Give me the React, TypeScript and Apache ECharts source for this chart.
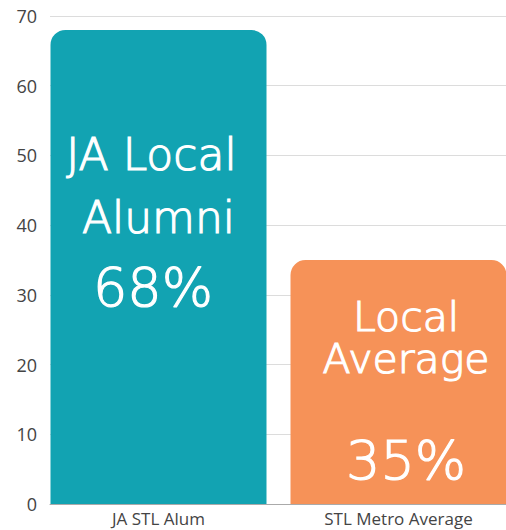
import React, { useEffect, useRef } from "react";
import * as echarts from "echarts";

const categories = ["JA STL Alum", "STL Metro Average"];
const values = [68, 35];
const barColors = ["#12A3B2", "#F69258"];
const yTicks = { min: 0, max: 70, interval: 10 };

const FONT = "'Open Sans', sans-serif";
const BIG = "'DejaVu Sans', sans-serif";

export default function App() {
  const ref = useRef<HTMLDivElement>(null);
  useEffect(() => {
    const chart = echarts.init(ref.current!, null, { renderer: "svg" });
    const base = {
      fontFamily: BIG,
      fontWeight: 200,
      color: "#fff",
      textBorderColor: "#fff",
      textBorderWidth: 1.2,
    };
    const labelRich = {
      a: { ...base, fontSize: 44, lineHeight: 63 },
      c: { ...base, fontSize: 54, lineHeight: 78, padding: [0, 11, 0, 0] },
      d: { ...base, fontSize: 41, lineHeight: 42 },
      e: { ...base, fontSize: 54, lineHeight: 161 },
    };
    chart.setOption({
      animation: false,
      grid: [
        { left: 38.5, width: 480, top: 16, bottom: 26 },
        { left: 50, right: 14, top: 16, bottom: 26 },
      ],
      xAxis: [
        {
          type: "category",
          gridIndex: 0,
          data: categories,
          axisLine: { show: false },
          axisTick: { show: false },
          axisLabel: { color: "#444", fontSize: 17, fontFamily: FONT, margin: 6 },
        },
        {
          type: "category",
          gridIndex: 1,
          data: categories,
          axisLine: { show: true, lineStyle: { color: "#aaa", width: 1 } },
          axisTick: { show: false },
          axisLabel: { show: false },
        },
      ],
      yAxis: [
        {
          type: "value",
          gridIndex: 0,
          min: yTicks.min,
          max: yTicks.max,
          interval: yTicks.interval,
          show: false,
          splitLine: { show: false },
        },
        {
          type: "value",
          gridIndex: 1,
          min: yTicks.min,
          max: yTicks.max,
          interval: yTicks.interval,
          axisLine: { show: false },
          axisTick: { show: false },
          axisLabel: { color: "#444", fontSize: 18, fontFamily: FONT, margin: 13 },
          splitLine: { lineStyle: { color: "#dcdcdc", width: 1 } },
        },
      ],
      series: [
        {
          type: "bar",
          xAxisIndex: 0,
          yAxisIndex: 0,
          barWidth: 216,
          data: values.map((v, i) => ({
            value: v,
            itemStyle: { color: barColors[i], borderRadius: [15, 15, 0, 0] },
            label:
              i === 0
                ? {
                    show: true,
                    position: ["50%", 93],
                    align: "center",
                    verticalAlign: "top",
                    formatter: "{a|JA Local }\n{a|Alumni}\n{c|68%}",
                    rich: labelRich,
                  }
                : {
                    show: true,
                    position: ["53.5%", 35.6],
                    align: "center",
                    verticalAlign: "top",
                    formatter: "{d|Local}\n{d|Average}\n{e|35%}",
                    rich: labelRich,
                  },
          })),
        },
      ],
    });
    return () => chart.dispose();
  }, []);
  return (
    <div
      ref={ref}
      style={{ position: "fixed", left: 0, top: 0, width: 520, height: 530, background: "#fff" }}
    />
  );
}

TASK DETAILS
Repeat the material exactly as it reads, without any of its pictures.

WRITTEN SOLUTION
Give me the React, TypeScript and Apache ECharts source for this chart.
import React, { useEffect, useRef } from "react";
import * as echarts from "echarts";

const categories = ["JA STL Alum", "STL Metro Average"];
const values = [68, 35];
const barColors = ["#12A3B2", "#F69258"];
const yTicks = { min: 0, max: 70, interval: 10 };

const FONT = "'Open Sans', sans-serif";
const BIG = "'DejaVu Sans', sans-serif";

export default function App() {
  const ref = useRef<HTMLDivElement>(null);
  useEffect(() => {
    const chart = echarts.init(ref.current!, null, { renderer: "svg" });
    const base = {
      fontFamily: BIG,
      fontWeight: 200,
      color: "#fff",
      textBorderColor: "#fff",
      textBorderWidth: 1.2,
    };
    const labelRich = {
      a: { ...base, fontSize: 44, lineHeight: 63 },
      c: { ...base, fontSize: 54, lineHeight: 78, padding: [0, 11, 0, 0] },
      d: { ...base, fontSize: 41, lineHeight: 42 },
      e: { ...base, fontSize: 54, lineHeight: 161 },
    };
    chart.setOption({
      animation: false,
      grid: [
        { left: 38.5, width: 480, top: 16, bottom: 26 },
        { left: 50, right: 14, top: 16, bottom: 26 },
      ],
      xAxis: [
        {
          type: "category",
          gridIndex: 0,
          data: categories,
          axisLine: { show: false },
          axisTick: { show: false },
          axisLabel: { color: "#444", fontSize: 17, fontFamily: FONT, margin: 6 },
        },
        {
          type: "category",
          gridIndex: 1,
          data: categories,
          axisLine: { show: true, lineStyle: { color: "#aaa", width: 1 } },
          axisTick: { show: false },
          axisLabel: { show: false },
        },
      ],
      yAxis: [
        {
          type: "value",
          gridIndex: 0,
          min: yTicks.min,
          max: yTicks.max,
          interval: yTicks.interval,
          show: false,
          splitLine: { show: false },
        },
        {
          type: "value",
          gridIndex: 1,
          min: yTicks.min,
          max: yTicks.max,
          interval: yTicks.interval,
          axisLine: { show: false },
          axisTick: { show: false },
          axisLabel: { color: "#444", fontSize: 18, fontFamily: FONT, margin: 13 },
          splitLine: { lineStyle: { color: "#dcdcdc", width: 1 } },
        },
      ],
      series: [
        {
          type: "bar",
          xAxisIndex: 0,
          yAxisIndex: 0,
          barWidth: 216,
          data: values.map((v, i) => ({
            value: v,
            itemStyle: { color: barColors[i], borderRadius: [15, 15, 0, 0] },
            label:
              i === 0
                ? {
                    show: true,
                    position: ["50%", 93],
                    align: "center",
                    verticalAlign: "top",
                    formatter: "{a|JA Local }\n{a|Alumni}\n{c|68%}",
                    rich: labelRich,
                  }
                : {
                    show: true,
                    position: ["53.5%", 35.6],
                    align: "center",
                    verticalAlign: "top",
                    formatter: "{d|Local}\n{d|Average}\n{e|35%}",
                    rich: labelRich,
                  },
          })),
        },
      ],
    });
    return () => chart.dispose();
  }, []);
  return (
    <div
      ref={ref}
      style={{ position: "fixed", left: 0, top: 0, width: 520, height: 530, background: "#fff" }}
    />
  );
}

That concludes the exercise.